● **What to do**
Which lines contain the word "that"? Return each of them as written.

________________________________________

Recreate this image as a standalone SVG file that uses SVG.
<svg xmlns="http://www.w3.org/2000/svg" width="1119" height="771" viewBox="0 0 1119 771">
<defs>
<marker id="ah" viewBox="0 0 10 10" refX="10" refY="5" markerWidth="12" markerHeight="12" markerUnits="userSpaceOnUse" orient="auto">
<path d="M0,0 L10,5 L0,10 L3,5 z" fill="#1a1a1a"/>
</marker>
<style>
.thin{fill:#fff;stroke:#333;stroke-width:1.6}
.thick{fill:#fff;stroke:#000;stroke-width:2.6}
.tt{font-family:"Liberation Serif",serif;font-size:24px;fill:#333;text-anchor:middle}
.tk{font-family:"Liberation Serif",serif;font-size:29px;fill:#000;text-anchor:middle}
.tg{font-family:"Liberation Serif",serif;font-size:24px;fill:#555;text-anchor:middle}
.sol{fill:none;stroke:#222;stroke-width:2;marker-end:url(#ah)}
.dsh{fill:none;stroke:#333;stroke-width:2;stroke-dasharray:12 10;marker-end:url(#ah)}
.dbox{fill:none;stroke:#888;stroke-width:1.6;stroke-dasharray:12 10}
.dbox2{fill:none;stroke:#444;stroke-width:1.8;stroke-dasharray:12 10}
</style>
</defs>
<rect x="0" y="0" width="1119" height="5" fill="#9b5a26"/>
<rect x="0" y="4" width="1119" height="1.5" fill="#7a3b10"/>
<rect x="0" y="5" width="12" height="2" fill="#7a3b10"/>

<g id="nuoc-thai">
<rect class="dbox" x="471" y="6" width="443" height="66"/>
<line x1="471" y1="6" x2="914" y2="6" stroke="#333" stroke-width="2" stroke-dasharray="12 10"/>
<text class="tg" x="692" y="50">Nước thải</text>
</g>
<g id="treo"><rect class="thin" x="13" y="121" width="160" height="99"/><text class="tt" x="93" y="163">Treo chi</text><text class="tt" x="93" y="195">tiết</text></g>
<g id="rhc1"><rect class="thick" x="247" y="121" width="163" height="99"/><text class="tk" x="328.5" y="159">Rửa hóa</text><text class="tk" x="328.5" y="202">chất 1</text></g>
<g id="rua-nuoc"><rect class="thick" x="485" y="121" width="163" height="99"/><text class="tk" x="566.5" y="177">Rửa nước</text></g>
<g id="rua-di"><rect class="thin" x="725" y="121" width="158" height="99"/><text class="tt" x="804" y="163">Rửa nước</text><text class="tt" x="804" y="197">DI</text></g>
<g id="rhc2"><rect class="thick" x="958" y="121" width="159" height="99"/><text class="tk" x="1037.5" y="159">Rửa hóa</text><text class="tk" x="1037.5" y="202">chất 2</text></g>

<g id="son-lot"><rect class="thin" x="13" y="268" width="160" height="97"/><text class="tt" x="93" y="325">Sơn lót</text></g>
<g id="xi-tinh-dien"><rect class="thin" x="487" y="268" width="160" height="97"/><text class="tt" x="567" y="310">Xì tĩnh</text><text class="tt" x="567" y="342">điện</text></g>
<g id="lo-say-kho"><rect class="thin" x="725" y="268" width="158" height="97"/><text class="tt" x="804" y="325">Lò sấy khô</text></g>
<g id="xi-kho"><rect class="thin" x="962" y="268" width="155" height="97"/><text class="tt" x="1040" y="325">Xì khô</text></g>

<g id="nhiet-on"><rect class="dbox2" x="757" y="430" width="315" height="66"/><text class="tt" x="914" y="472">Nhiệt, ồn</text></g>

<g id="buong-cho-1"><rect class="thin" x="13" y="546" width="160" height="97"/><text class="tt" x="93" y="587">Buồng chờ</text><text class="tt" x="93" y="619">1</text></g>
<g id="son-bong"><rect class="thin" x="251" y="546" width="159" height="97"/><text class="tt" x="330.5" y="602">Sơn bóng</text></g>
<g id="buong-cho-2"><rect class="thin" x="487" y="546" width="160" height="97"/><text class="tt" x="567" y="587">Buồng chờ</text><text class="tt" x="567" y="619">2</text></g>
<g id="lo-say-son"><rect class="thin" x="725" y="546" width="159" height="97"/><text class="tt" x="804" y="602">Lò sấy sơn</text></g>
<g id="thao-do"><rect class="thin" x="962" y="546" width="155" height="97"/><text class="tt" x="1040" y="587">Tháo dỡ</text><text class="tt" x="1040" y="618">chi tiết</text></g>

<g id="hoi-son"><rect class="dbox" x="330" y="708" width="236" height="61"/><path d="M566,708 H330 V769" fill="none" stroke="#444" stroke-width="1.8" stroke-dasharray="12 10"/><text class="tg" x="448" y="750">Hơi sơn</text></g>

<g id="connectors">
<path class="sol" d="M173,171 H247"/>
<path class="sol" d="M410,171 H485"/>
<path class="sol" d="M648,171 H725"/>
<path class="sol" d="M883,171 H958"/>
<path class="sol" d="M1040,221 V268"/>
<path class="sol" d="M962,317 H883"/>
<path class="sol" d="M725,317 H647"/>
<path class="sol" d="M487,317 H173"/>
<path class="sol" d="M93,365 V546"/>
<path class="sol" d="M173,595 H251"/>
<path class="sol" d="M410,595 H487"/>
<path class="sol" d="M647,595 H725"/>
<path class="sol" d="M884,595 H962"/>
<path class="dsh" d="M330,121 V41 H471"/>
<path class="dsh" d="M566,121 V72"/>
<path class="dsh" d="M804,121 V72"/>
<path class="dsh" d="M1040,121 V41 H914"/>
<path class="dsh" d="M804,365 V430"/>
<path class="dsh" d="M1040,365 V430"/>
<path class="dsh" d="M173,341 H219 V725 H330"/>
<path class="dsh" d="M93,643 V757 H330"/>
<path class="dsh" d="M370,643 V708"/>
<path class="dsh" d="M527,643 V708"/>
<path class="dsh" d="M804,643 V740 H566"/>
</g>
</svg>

________________________________________

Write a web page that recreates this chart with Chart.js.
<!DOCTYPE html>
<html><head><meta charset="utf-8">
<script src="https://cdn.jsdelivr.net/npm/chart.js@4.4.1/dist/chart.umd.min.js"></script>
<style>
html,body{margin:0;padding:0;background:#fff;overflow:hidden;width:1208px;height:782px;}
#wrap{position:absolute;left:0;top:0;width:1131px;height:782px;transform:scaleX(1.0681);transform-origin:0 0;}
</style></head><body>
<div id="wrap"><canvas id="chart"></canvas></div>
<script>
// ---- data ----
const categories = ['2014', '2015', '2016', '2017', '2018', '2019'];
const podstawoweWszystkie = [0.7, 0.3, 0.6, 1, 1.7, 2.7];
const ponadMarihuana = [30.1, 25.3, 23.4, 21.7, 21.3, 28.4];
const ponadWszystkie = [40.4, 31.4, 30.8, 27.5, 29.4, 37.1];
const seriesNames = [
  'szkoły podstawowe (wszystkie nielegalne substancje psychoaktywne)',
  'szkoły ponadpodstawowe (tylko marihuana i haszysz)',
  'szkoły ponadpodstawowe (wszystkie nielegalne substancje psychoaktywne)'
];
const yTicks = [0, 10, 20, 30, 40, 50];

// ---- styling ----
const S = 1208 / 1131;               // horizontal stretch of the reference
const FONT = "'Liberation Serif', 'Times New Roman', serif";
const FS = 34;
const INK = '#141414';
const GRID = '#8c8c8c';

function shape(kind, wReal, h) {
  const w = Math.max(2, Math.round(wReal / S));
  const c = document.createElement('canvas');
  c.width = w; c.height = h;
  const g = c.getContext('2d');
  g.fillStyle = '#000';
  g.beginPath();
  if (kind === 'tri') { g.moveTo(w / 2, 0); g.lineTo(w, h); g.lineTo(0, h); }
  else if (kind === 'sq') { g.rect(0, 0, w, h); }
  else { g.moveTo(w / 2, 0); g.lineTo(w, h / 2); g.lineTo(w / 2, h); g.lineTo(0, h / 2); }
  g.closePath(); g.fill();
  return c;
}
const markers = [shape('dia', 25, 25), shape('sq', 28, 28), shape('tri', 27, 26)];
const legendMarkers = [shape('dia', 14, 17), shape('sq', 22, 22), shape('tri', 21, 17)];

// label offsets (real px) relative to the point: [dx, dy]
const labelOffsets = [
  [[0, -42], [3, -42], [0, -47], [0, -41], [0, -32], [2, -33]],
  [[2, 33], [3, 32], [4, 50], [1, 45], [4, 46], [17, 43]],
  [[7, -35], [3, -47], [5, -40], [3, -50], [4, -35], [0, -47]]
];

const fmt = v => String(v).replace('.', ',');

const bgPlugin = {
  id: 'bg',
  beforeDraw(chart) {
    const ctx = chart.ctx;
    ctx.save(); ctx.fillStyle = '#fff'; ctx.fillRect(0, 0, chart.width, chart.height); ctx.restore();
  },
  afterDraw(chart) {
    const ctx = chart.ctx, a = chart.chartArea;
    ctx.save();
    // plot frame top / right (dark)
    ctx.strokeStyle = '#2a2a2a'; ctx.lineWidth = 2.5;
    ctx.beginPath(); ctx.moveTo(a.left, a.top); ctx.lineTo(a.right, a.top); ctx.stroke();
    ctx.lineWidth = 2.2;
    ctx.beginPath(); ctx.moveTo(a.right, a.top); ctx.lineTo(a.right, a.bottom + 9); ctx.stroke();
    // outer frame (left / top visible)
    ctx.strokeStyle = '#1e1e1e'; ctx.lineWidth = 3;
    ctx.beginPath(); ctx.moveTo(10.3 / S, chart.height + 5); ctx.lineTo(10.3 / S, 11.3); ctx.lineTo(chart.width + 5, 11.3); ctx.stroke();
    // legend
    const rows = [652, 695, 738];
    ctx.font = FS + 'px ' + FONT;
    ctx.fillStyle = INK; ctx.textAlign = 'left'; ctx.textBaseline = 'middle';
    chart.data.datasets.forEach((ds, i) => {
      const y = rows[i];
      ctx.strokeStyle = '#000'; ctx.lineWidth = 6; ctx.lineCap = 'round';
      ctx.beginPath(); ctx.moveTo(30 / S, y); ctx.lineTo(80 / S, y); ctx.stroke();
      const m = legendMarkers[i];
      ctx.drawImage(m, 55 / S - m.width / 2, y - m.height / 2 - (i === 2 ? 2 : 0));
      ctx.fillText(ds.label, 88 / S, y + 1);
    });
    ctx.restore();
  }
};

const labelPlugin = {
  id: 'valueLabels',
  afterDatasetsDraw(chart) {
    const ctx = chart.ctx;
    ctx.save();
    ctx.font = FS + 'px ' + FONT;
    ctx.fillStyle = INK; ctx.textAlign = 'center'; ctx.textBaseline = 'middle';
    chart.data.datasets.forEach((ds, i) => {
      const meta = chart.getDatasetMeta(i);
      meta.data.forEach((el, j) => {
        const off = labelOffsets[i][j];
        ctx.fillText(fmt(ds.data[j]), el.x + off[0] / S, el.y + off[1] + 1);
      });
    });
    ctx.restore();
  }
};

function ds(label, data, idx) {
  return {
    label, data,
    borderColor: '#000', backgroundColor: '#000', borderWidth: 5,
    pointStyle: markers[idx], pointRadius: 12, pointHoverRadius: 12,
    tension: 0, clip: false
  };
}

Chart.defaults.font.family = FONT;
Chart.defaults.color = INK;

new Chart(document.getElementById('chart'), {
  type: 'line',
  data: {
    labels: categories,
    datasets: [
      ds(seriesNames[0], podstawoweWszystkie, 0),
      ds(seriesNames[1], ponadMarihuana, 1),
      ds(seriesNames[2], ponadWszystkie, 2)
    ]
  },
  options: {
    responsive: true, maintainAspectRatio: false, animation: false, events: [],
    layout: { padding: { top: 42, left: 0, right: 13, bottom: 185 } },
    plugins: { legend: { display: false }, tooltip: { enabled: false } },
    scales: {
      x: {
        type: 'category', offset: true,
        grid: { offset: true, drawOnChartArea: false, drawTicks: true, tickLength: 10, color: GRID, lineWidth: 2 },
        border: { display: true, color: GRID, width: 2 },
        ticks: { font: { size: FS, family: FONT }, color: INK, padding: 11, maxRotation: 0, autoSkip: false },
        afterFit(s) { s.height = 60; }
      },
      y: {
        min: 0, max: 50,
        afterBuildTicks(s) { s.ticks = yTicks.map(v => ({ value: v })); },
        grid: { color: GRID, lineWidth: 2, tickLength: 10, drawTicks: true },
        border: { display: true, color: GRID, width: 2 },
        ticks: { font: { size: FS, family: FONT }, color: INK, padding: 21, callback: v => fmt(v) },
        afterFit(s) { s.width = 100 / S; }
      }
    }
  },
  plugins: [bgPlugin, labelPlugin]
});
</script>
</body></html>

________________________________________

● **Task answer**
Recreate this image as a standalone SVG file that uses SVG.
Write a web page that recreates this chart with Chart.js.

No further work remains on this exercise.